I didn’t get the email so I wound up reading it over Cam’s shoulder. Seems that this lady had hurt her ankle recently – maybe broke it – and a blood clot developed and it killed her. I was in disbelief. She’d retired relatively young and was in really good shape. We weren’t super close or anything, but I’d seen her just days before when we crossed paths in the mall, and she looked to be doing quite well. Coffee talk turned to discussions of people who’d died before their time. When we got back to the office, you could hear gasps and “oh my God” and “did you see this” as people checked their email.

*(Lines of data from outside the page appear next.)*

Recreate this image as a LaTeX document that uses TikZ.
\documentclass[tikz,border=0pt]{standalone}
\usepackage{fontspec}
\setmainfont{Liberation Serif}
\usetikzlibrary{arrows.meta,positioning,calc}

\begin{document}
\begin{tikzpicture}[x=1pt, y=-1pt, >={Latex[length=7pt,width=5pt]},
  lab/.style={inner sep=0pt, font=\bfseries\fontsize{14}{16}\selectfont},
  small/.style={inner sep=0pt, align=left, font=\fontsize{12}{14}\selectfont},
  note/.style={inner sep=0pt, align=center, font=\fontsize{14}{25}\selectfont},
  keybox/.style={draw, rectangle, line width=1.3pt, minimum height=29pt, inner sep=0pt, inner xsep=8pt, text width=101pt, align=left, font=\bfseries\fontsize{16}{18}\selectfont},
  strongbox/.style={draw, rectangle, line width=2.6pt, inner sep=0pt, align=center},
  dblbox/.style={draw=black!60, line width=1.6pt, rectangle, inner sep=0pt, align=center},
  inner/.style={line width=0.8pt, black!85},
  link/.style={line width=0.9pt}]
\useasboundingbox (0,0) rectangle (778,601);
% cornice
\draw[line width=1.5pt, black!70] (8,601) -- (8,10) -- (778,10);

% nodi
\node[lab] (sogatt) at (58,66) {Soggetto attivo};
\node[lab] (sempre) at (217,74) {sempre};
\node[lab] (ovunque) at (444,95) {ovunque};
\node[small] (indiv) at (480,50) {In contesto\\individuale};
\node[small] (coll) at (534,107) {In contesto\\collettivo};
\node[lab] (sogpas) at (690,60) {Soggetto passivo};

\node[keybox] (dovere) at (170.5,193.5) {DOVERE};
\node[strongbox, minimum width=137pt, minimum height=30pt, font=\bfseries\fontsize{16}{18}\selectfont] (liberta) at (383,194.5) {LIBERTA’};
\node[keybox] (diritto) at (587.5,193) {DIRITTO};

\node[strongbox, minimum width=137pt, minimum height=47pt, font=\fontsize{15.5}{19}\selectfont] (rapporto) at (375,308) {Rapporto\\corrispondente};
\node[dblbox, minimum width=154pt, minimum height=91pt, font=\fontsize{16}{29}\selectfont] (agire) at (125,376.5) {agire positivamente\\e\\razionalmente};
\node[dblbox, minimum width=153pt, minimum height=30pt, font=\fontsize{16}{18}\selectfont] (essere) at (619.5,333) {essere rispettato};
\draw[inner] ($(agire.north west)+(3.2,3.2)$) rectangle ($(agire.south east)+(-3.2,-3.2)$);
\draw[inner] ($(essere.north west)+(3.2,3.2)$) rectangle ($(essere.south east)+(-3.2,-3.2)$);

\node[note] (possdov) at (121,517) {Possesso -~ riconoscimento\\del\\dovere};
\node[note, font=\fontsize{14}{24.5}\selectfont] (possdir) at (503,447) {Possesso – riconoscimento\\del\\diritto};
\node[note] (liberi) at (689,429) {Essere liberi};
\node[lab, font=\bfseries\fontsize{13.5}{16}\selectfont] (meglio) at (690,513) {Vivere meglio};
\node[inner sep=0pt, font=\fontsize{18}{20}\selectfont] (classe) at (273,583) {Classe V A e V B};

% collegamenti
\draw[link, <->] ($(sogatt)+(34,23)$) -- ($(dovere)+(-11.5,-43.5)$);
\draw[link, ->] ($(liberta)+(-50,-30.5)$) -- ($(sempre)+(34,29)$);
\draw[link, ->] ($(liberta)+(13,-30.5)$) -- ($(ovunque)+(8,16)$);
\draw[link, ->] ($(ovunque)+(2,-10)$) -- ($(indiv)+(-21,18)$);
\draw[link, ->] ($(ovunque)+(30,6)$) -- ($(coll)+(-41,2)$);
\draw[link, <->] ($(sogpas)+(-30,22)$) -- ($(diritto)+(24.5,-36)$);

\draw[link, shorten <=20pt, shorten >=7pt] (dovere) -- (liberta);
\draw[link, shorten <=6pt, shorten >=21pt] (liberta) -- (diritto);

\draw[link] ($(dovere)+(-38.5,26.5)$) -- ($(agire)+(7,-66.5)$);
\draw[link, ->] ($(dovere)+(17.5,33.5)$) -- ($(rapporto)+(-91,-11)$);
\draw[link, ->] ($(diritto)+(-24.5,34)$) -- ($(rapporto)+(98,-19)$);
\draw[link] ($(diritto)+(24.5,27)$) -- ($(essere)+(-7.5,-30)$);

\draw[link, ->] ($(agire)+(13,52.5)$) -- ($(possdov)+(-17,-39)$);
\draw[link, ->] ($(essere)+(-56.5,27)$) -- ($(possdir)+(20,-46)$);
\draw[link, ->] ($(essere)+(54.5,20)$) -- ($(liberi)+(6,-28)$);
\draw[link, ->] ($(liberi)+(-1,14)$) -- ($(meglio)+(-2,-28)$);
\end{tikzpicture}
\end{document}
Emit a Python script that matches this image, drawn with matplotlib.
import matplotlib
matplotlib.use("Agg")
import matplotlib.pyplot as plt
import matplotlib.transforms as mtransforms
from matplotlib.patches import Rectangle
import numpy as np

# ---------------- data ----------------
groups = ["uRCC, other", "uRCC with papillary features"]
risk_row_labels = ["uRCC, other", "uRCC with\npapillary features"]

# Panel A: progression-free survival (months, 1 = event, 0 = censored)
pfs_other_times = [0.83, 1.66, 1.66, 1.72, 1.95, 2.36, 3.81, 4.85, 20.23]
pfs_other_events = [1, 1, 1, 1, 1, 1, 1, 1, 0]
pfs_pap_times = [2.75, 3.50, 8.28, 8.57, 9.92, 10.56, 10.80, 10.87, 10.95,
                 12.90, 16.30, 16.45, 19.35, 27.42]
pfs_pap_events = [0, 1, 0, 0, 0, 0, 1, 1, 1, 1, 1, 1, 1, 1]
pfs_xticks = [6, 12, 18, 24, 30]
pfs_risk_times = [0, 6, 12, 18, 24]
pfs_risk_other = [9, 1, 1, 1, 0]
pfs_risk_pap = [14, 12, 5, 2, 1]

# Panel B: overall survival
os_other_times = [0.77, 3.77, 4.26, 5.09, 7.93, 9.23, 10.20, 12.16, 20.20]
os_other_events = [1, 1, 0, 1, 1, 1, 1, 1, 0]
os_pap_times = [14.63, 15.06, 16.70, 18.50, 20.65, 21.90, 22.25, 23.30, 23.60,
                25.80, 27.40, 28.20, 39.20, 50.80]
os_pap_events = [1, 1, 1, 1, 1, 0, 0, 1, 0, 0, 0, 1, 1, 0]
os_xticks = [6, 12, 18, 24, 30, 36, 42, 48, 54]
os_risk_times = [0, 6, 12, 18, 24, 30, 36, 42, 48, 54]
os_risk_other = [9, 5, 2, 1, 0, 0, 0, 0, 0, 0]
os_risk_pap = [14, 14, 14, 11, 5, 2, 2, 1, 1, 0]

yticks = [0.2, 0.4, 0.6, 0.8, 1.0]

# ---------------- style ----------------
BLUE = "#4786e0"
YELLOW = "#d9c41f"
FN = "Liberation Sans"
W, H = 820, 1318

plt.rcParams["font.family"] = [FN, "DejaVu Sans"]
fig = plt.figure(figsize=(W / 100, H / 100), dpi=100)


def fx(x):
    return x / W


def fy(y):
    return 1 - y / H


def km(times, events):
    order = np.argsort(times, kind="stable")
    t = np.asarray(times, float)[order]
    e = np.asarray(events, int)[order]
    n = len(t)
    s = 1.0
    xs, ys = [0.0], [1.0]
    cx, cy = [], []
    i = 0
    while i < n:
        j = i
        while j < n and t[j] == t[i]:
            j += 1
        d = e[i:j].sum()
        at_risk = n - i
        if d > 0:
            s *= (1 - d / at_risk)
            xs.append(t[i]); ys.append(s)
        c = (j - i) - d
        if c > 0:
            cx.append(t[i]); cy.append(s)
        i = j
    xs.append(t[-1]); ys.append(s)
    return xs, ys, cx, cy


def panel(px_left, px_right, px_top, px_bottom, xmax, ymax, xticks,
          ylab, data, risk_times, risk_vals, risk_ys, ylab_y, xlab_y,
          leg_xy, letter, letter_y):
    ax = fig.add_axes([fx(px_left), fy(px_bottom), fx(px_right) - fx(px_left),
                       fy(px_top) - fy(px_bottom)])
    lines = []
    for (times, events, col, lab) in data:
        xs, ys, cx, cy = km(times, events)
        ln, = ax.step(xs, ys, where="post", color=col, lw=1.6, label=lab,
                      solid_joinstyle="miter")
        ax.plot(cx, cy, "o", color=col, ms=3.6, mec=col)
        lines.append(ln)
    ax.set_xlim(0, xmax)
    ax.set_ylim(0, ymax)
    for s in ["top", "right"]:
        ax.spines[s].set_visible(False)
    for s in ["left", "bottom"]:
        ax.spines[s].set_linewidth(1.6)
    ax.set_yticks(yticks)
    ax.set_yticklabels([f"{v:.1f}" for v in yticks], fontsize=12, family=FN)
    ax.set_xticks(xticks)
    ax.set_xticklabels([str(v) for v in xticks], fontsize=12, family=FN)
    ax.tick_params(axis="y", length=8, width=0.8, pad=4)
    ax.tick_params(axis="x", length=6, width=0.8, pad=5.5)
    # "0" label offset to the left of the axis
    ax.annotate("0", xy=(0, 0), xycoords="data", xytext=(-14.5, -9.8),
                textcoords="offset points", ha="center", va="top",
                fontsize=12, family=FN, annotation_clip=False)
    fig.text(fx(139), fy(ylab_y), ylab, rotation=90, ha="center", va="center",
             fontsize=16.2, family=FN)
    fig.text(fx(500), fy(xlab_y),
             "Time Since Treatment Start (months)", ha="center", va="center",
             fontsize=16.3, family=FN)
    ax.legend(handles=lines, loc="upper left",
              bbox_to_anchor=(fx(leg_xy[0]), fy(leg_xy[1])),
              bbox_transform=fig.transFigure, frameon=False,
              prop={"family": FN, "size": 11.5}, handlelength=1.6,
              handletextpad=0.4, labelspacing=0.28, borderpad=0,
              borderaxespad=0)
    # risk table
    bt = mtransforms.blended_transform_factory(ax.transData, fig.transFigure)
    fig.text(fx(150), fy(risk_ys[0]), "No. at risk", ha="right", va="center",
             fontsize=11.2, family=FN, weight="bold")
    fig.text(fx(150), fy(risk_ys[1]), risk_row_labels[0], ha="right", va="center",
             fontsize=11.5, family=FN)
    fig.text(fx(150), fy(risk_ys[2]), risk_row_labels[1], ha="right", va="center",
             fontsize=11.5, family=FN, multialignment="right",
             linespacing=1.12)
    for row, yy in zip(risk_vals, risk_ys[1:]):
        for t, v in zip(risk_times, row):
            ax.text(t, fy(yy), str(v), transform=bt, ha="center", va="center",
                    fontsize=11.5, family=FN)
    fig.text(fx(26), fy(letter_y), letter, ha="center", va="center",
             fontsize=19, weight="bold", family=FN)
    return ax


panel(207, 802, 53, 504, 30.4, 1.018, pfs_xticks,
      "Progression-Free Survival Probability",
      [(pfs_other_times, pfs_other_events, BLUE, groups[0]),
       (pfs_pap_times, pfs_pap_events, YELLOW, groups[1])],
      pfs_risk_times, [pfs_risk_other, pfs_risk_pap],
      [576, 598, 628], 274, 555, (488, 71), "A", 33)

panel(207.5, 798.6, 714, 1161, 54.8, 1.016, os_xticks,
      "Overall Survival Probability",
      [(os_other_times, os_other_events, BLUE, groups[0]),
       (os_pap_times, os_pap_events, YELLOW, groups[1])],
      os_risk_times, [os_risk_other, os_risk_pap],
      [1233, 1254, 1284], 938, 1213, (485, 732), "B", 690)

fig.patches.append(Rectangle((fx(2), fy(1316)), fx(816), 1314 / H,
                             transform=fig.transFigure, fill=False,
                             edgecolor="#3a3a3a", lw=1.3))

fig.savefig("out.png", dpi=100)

A half-hour later, we got an email update that said she was fine. No idea where this rumour started. Even her ankle was unharmed. (Hence “Name Redacted” up there – I don’t want to attract any Googlers with poor reading comprehension skills and risk spreading the rumour any further.)

And I was mad, you know? How does something this irresponsible happen? And then I took a second, realized that this was way better than the alternative, and settled back into my day.

Meanwhile, I mentioned this incident in passing on Facebook. A coworker who I had also seen on that coffee break replied “no, James, it’s okay, I just sprained my ankle!” I thought she’d been following the emails and was making a funny. Then she sent me a picture of her bruised, swollen ankle and asked who the emails were about. So in the span of about 90 minutes, she had ACTUALLY injured her ankle, just like the fake story in the email. Ridiculous.

On the bus ride home, a punk stoner kid was loudly extolling the virtues of Rush Hour 2. I’ll take his word for it.